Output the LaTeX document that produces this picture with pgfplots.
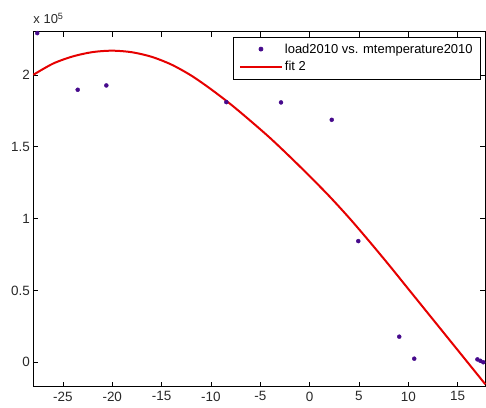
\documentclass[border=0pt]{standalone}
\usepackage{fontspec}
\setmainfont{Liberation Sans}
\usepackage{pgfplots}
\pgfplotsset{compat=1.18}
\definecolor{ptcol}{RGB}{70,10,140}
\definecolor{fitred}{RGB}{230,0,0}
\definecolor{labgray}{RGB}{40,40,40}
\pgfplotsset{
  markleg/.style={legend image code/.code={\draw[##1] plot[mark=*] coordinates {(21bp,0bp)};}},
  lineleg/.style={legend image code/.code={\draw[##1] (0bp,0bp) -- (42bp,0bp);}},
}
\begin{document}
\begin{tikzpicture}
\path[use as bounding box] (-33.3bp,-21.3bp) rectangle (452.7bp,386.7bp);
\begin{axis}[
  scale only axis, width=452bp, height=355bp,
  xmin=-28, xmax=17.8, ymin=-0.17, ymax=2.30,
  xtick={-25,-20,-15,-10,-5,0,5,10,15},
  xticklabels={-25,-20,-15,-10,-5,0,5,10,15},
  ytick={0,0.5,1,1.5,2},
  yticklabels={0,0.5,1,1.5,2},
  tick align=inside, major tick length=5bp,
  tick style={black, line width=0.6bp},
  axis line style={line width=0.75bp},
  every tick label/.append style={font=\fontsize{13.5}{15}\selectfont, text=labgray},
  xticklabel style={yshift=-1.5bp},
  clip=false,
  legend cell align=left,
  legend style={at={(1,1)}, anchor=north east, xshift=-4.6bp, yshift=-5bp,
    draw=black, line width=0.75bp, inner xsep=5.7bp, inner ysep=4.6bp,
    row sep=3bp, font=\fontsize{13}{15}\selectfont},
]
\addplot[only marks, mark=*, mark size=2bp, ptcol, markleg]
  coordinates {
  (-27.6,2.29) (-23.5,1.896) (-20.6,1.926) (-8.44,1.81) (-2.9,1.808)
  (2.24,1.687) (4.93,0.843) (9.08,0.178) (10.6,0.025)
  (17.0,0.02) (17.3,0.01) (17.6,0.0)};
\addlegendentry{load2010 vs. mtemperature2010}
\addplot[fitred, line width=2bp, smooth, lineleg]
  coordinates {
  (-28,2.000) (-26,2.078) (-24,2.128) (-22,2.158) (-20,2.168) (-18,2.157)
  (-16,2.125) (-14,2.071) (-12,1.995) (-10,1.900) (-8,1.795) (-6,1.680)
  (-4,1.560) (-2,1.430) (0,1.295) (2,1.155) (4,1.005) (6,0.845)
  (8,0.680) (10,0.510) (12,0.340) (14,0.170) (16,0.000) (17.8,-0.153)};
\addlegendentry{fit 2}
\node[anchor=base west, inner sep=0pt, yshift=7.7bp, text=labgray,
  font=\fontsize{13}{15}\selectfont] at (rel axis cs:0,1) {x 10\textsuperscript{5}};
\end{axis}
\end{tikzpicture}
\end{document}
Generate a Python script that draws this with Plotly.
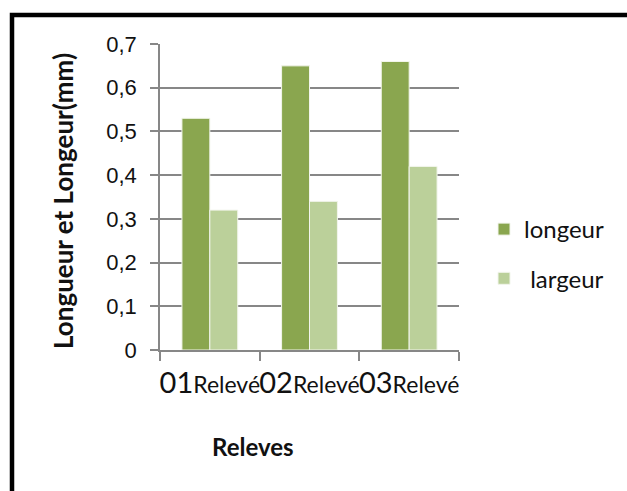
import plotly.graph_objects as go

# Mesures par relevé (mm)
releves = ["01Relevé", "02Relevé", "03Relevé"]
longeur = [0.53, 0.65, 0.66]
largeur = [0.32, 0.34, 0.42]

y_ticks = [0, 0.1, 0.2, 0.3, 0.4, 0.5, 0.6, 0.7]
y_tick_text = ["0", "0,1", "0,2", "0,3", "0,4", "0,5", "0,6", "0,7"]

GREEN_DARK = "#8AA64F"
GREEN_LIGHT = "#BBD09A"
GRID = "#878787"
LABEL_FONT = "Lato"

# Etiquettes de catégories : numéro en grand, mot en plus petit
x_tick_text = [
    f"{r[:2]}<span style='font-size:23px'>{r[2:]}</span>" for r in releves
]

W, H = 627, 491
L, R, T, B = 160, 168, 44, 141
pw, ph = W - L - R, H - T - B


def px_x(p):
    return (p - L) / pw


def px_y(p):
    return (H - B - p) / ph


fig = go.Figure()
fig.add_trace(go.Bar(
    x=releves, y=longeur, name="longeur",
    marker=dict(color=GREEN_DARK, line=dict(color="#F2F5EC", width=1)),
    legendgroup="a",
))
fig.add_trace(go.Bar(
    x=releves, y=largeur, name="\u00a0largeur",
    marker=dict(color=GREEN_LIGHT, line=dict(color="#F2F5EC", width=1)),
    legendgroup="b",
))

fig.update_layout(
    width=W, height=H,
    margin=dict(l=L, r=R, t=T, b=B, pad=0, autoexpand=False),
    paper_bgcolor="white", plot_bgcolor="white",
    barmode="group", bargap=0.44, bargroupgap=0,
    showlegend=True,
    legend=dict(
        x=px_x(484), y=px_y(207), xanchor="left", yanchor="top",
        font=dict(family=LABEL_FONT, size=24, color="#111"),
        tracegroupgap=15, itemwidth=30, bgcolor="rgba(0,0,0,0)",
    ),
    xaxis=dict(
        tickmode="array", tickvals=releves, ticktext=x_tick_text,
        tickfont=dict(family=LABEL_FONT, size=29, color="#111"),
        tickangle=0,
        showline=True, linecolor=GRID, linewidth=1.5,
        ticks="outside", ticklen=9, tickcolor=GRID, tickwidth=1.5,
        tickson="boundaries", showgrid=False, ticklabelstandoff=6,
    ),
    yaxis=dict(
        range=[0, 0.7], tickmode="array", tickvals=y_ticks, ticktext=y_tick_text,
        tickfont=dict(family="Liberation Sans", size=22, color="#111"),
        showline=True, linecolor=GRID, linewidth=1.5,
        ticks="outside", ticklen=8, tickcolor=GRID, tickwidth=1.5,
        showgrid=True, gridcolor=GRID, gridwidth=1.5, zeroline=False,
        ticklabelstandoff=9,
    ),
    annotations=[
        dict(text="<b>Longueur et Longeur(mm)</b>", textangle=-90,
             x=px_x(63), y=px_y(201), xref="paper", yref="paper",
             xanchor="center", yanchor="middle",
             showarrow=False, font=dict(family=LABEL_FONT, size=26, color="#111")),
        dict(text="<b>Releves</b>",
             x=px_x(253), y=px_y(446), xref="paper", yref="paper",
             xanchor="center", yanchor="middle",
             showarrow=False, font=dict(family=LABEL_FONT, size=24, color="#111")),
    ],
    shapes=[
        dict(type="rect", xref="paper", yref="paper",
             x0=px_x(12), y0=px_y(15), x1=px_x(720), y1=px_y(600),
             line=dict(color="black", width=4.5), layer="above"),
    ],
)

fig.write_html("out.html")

----

Work to complete:
Copy every line above word for word and exclude the pictures.

Response for this exercise:
Output the LaTeX document that produces this picture with pgfplots.
\documentclass[border=0pt]{standalone}
\usepackage{fontspec}
\setmainfont{Liberation Sans}
\usepackage{pgfplots}
\pgfplotsset{compat=1.18}
\definecolor{ptcol}{RGB}{70,10,140}
\definecolor{fitred}{RGB}{230,0,0}
\definecolor{labgray}{RGB}{40,40,40}
\pgfplotsset{
  markleg/.style={legend image code/.code={\draw[##1] plot[mark=*] coordinates {(21bp,0bp)};}},
  lineleg/.style={legend image code/.code={\draw[##1] (0bp,0bp) -- (42bp,0bp);}},
}
\begin{document}
\begin{tikzpicture}
\path[use as bounding box] (-33.3bp,-21.3bp) rectangle (452.7bp,386.7bp);
\begin{axis}[
  scale only axis, width=452bp, height=355bp,
  xmin=-28, xmax=17.8, ymin=-0.17, ymax=2.30,
  xtick={-25,-20,-15,-10,-5,0,5,10,15},
  xticklabels={-25,-20,-15,-10,-5,0,5,10,15},
  ytick={0,0.5,1,1.5,2},
  yticklabels={0,0.5,1,1.5,2},
  tick align=inside, major tick length=5bp,
  tick style={black, line width=0.6bp},
  axis line style={line width=0.75bp},
  every tick label/.append style={font=\fontsize{13.5}{15}\selectfont, text=labgray},
  xticklabel style={yshift=-1.5bp},
  clip=false,
  legend cell align=left,
  legend style={at={(1,1)}, anchor=north east, xshift=-4.6bp, yshift=-5bp,
    draw=black, line width=0.75bp, inner xsep=5.7bp, inner ysep=4.6bp,
    row sep=3bp, font=\fontsize{13}{15}\selectfont},
]
\addplot[only marks, mark=*, mark size=2bp, ptcol, markleg]
  coordinates {
  (-27.6,2.29) (-23.5,1.896) (-20.6,1.926) (-8.44,1.81) (-2.9,1.808)
  (2.24,1.687) (4.93,0.843) (9.08,0.178) (10.6,0.025)
  (17.0,0.02) (17.3,0.01) (17.6,0.0)};
\addlegendentry{load2010 vs. mtemperature2010}
\addplot[fitred, line width=2bp, smooth, lineleg]
  coordinates {
  (-28,2.000) (-26,2.078) (-24,2.128) (-22,2.158) (-20,2.168) (-18,2.157)
  (-16,2.125) (-14,2.071) (-12,1.995) (-10,1.900) (-8,1.795) (-6,1.680)
  (-4,1.560) (-2,1.430) (0,1.295) (2,1.155) (4,1.005) (6,0.845)
  (8,0.680) (10,0.510) (12,0.340) (14,0.170) (16,0.000) (17.8,-0.153)};
\addlegendentry{fit 2}
\node[anchor=base west, inner sep=0pt, yshift=7.7bp, text=labgray,
  font=\fontsize{13}{15}\selectfont] at (rel axis cs:0,1) {x 10\textsuperscript{5}};
\end{axis}
\end{tikzpicture}
\end{document}
Generate a Python script that draws this with Plotly.
import plotly.graph_objects as go

# Mesures par relevé (mm)
releves = ["01Relevé", "02Relevé", "03Relevé"]
longeur = [0.53, 0.65, 0.66]
largeur = [0.32, 0.34, 0.42]

y_ticks = [0, 0.1, 0.2, 0.3, 0.4, 0.5, 0.6, 0.7]
y_tick_text = ["0", "0,1", "0,2", "0,3", "0,4", "0,5", "0,6", "0,7"]

GREEN_DARK = "#8AA64F"
GREEN_LIGHT = "#BBD09A"
GRID = "#878787"
LABEL_FONT = "Lato"

# Etiquettes de catégories : numéro en grand, mot en plus petit
x_tick_text = [
    f"{r[:2]}<span style='font-size:23px'>{r[2:]}</span>" for r in releves
]

W, H = 627, 491
L, R, T, B = 160, 168, 44, 141
pw, ph = W - L - R, H - T - B


def px_x(p):
    return (p - L) / pw


def px_y(p):
    return (H - B - p) / ph


fig = go.Figure()
fig.add_trace(go.Bar(
    x=releves, y=longeur, name="longeur",
    marker=dict(color=GREEN_DARK, line=dict(color="#F2F5EC", width=1)),
    legendgroup="a",
))
fig.add_trace(go.Bar(
    x=releves, y=largeur, name="\u00a0largeur",
    marker=dict(color=GREEN_LIGHT, line=dict(color="#F2F5EC", width=1)),
    legendgroup="b",
))

fig.update_layout(
    width=W, height=H,
    margin=dict(l=L, r=R, t=T, b=B, pad=0, autoexpand=False),
    paper_bgcolor="white", plot_bgcolor="white",
    barmode="group", bargap=0.44, bargroupgap=0,
    showlegend=True,
    legend=dict(
        x=px_x(484), y=px_y(207), xanchor="left", yanchor="top",
        font=dict(family=LABEL_FONT, size=24, color="#111"),
        tracegroupgap=15, itemwidth=30, bgcolor="rgba(0,0,0,0)",
    ),
    xaxis=dict(
        tickmode="array", tickvals=releves, ticktext=x_tick_text,
        tickfont=dict(family=LABEL_FONT, size=29, color="#111"),
        tickangle=0,
        showline=True, linecolor=GRID, linewidth=1.5,
        ticks="outside", ticklen=9, tickcolor=GRID, tickwidth=1.5,
        tickson="boundaries", showgrid=False, ticklabelstandoff=6,
    ),
    yaxis=dict(
        range=[0, 0.7], tickmode="array", tickvals=y_ticks, ticktext=y_tick_text,
        tickfont=dict(family="Liberation Sans", size=22, color="#111"),
        showline=True, linecolor=GRID, linewidth=1.5,
        ticks="outside", ticklen=8, tickcolor=GRID, tickwidth=1.5,
        showgrid=True, gridcolor=GRID, gridwidth=1.5, zeroline=False,
        ticklabelstandoff=9,
    ),
    annotations=[
        dict(text="<b>Longueur et Longeur(mm)</b>", textangle=-90,
             x=px_x(63), y=px_y(201), xref="paper", yref="paper",
             xanchor="center", yanchor="middle",
             showarrow=False, font=dict(family=LABEL_FONT, size=26, color="#111")),
        dict(text="<b>Releves</b>",
             x=px_x(253), y=px_y(446), xref="paper", yref="paper",
             xanchor="center", yanchor="middle",
             showarrow=False, font=dict(family=LABEL_FONT, size=24, color="#111")),
    ],
    shapes=[
        dict(type="rect", xref="paper", yref="paper",
             x0=px_x(12), y0=px_y(15), x1=px_x(720), y1=px_y(600),
             line=dict(color="black", width=4.5), layer="above"),
    ],
)

fig.write_html("out.html")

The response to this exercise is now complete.